A premiação busca incentivar a participação das mulheres no campo da ciência, buscando reverter um dado da Organização das Nações Unidas para a Educação, Ciência e Cultura (Unesco), que mostra que menos de 30% dos pesquisadores que atuam no campo STEM (Ciência, Tecnologia, Engenharia e Matemática) são mulheres.
“Eu vi a inscrição do prêmio e fiquei pensando se deveria participar. Pensava que não era pra mim, que existiam pessoas e projetos melhores. Mas eu tenho uma rede de apoio maravilhosa que me incentivou. Foram muitas fases e, enquanto avançava, eu passei a reconhecer minha capacidade. Hoje, eu me permito arriscar mais”, comentou.
Em outubro de 2022, Esther também foi vencedora do Prêmio UFMG de Teses 2022, que reconhece os melhores trabalhos da instituição.
Inspirações
Além da própria mãe, que é a maior inspiração de Esther, a pesquisadora tem como referência Marie Curie, primeira pessoa e única mulher a ganhar o premio Nobel duas vezes.
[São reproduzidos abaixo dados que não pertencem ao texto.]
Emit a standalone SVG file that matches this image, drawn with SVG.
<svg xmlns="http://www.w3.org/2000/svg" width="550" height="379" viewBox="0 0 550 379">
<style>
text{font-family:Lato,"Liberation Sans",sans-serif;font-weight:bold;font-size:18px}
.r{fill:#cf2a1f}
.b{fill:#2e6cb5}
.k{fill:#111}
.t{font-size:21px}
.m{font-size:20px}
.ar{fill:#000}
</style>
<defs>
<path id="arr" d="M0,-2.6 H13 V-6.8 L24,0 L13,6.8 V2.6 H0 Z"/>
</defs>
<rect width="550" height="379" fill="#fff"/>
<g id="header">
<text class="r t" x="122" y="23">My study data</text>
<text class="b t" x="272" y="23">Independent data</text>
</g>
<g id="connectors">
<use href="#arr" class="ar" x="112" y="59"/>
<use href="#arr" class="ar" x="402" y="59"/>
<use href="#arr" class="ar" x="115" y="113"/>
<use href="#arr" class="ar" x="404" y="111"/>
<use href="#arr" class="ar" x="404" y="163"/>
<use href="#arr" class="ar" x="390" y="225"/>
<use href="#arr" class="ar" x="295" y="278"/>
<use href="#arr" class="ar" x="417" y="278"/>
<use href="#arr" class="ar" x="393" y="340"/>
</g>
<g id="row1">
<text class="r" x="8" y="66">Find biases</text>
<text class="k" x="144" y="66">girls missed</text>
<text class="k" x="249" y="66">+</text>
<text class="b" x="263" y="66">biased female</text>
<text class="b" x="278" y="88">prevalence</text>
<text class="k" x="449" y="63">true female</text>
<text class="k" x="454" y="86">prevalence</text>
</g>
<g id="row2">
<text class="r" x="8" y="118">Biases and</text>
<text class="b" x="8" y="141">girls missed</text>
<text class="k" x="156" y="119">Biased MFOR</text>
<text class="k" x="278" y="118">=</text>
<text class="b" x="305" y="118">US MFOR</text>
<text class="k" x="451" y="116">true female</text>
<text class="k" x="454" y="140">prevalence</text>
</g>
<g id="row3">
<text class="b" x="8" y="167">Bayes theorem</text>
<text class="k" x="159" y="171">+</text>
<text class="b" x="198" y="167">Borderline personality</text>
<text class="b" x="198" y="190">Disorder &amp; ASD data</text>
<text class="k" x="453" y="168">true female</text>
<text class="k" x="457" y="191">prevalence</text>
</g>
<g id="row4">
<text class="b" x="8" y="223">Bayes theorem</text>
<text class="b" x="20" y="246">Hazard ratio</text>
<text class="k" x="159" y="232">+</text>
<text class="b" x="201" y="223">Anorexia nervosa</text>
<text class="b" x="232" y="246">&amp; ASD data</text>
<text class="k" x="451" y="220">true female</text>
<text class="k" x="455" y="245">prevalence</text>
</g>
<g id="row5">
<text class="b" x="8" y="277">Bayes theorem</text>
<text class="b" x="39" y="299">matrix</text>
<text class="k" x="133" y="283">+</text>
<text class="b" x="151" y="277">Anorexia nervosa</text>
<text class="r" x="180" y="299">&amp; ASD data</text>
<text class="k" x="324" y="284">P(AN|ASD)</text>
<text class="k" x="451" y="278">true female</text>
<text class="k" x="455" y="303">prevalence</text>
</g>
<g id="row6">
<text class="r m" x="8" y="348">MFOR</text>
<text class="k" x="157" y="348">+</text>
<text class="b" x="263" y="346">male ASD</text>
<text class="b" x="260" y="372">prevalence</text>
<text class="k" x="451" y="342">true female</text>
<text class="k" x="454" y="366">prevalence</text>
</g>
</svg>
Nascida na Polônia, a cientista fez sua vida acadêmica na França. Em 1903, recebeu o Nobel de Física por investigações acerca da radiação. Oito anos depois, em 1911, recebeu o Nobel de Química pelo descobrimento e estudo dos elementos rádio e polônio.
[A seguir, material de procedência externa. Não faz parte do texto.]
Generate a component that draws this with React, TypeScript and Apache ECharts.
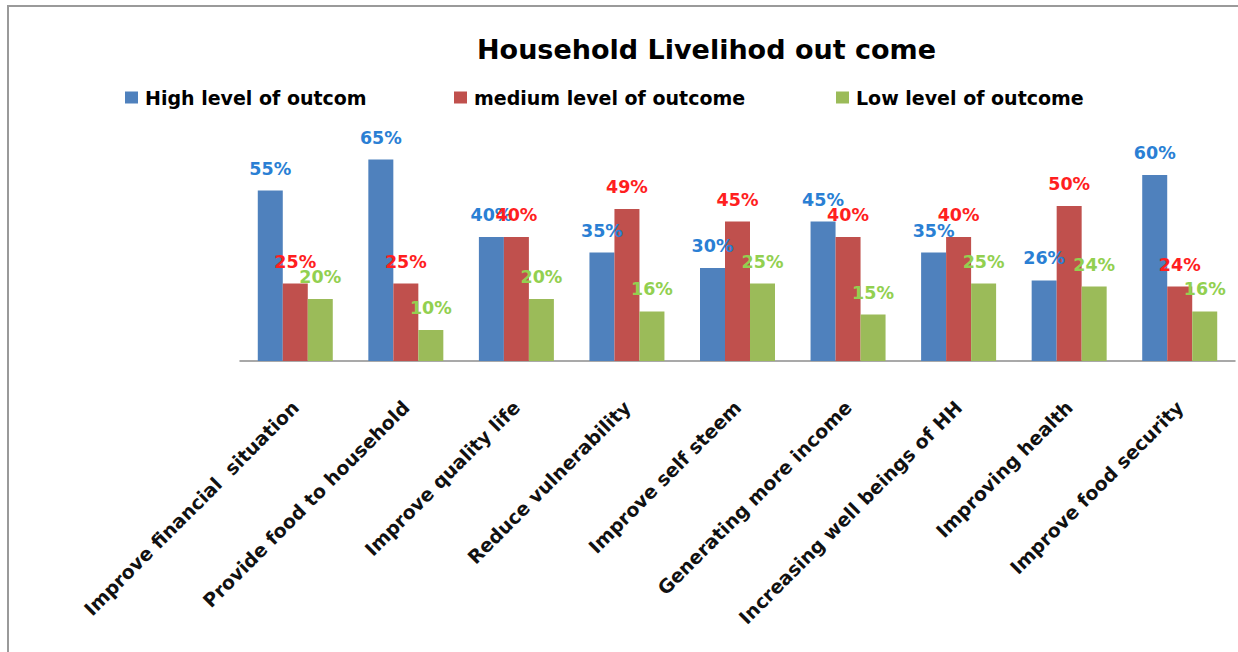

“Eu quero ser como Marie Curie e sei que é um sonho grande. Mas minha mãe sempre me ensinou que, mesmo com medo, devemos seguir em frente. E esta é a mensagem que eu deixo para todas as mulheres e meninas que querem seguir neste campo da ciência. Nós somos capazes. Basta ter um objetivo e correr atrás dos nossos sonhos. Os obstáculos existem, mas é possível superá-los”, afirmou.